This weekend when the Hollywood glitterati are walking down the red carpet before the Academy Awards ceremony, there will be a rather unusual sight: a pair of documentary filmmakers from opposite sides of a longstanding conflict. Emad Burnat is a Palestinian. Guy Davidi is an Israeli. They collaborated on the Oscar-nominated Palestinian documentary "5 Broken Cameras."
The film tells the story of Burnat, a farmer, and his family, beginning when his son Gibreel is born in 2005. At the same time, the Israeli government builds a separation wall through their village of Bil'in. Burnat documents the villagers' non-violent resistance to the wall and the Israeli army's harsh reaction. Over the course of five years of filming, his cameras are destroyed. Burnat and Davidi weave more than 500 hours of footage from five successive cameras to tell their story of the Israeli-Palestinian conflict.

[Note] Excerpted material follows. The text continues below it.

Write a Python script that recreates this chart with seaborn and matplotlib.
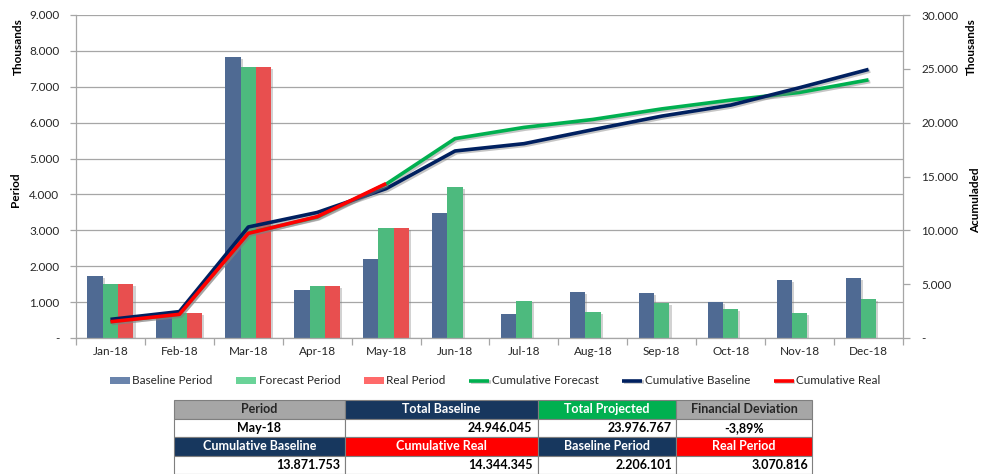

"5 Broken Cameras" is the first Palestinian film to be nominated for an Oscar. It also won the World Cinema Documentary Directing Award at the 2012 Sundance Film Festival and the Best Documentary award at last year's Jerusalem Film Festival. It was shown on Israeli television and in theaters. Davidi is now raising funds to organize screenings for Israeli children and teens.
Burnat and Davidi sat down for an interview with Christiane Amanpour ahead of the Academy Awards ceremony on Feb. 24.
"I'm very excited to be nominated and it's an honor," said Burnat. "But it's more important for me than the Oscar that this will draw attention to my story, to my village's story, to the Palestinian story, to solve the problem, to get freedom and to get peace for our kids and the next generation."
Davidi began his collaboration with Burnat a few years after he came to Bil'in in 2005 to support the villagers' protests.
"There are a lot of films told by Palestinians speaking about the occupation that are playing in this game of 'Who is the better victim?' And then Israelis that think of themselves as victims of humanity because of history, so they are afraid of being victims again. So this allows them to victimize other people.
"I think in this film Emad speaks about healing and how as a victim he has a responsibility to find normalcy in his life," said Davidi.
But both are cautious about attaching any symbolism to their collaboration.
"The collaboration was between friends and humans, not an Israeli-Palestinian message," said Burnat. "To show that Israelis and Palestinians work together is not solving the problem. It means nothing. We have to look at the politicians to change their policies about the other side."
Davidi added: "There is a tendency to beautify Israeli and Palestinian collaboration, to show it as ideal. It wasn't ideal. We had a lot of challenges in doing that. But I think the main thing is that we are working together for a certain cause and the cause is to stop occupation, to give freedom to Palestinian people, and this is what drives us.
"I'm not part of the film in order to show the good face of Israelis. I'm not representative of Israeli society. I'm part of a very tiny minority in Israel. So it's not fair to use me and my identity to say, 'Look, an Israeli is working with a Palestinian.' That's not the issue. The issue is that occupation is very bad for Israelis, and I think more Israelis should participate in this kind of movement, which unfortunately is not the case."
"5 Broken Cameras" is up against four other contenders for the Documentary Feature award, including "The Gatekeepers," a film about Israel's counterterrorism agency and its role in violence between Israel and Palestine. As Burnat's own film documents, the long-standing conflict has an effect on the everyday, as the filmmaker experienced on Tuesday after flying to Los Angeles for the awards show.
In a statement released the following day, Burnat said he was detained by U.S. immigration officials at LAX for about an hour and asked for proof that he was nominated for an Academy Award. He was then released.
"Although this was an unpleasant experience, this is a daily occurrence for Palestinians, every single day, throughout the West Bank," Burnat wrote in the statement. "There are more than 500 Israeli checkpoints, roadblocks and other barriers to movement across our land, and not a single one of us has been spared the experience that my family and I experienced yesterday. Ours was a very minor example of what my people face every day."
In a statement, U.S. Customs and Border Protection said it was prohibited from discussing specific cases due to privacy laws.
Director Michael Moore took to Twitter after Burnat contacted the filmmaker during the incident. Moore sent a series of tweets about the encounter: "After 1.5 hrs, they decided to release him & his family & told him he could stay in LA for the week & go to the Oscars. Welcome to America."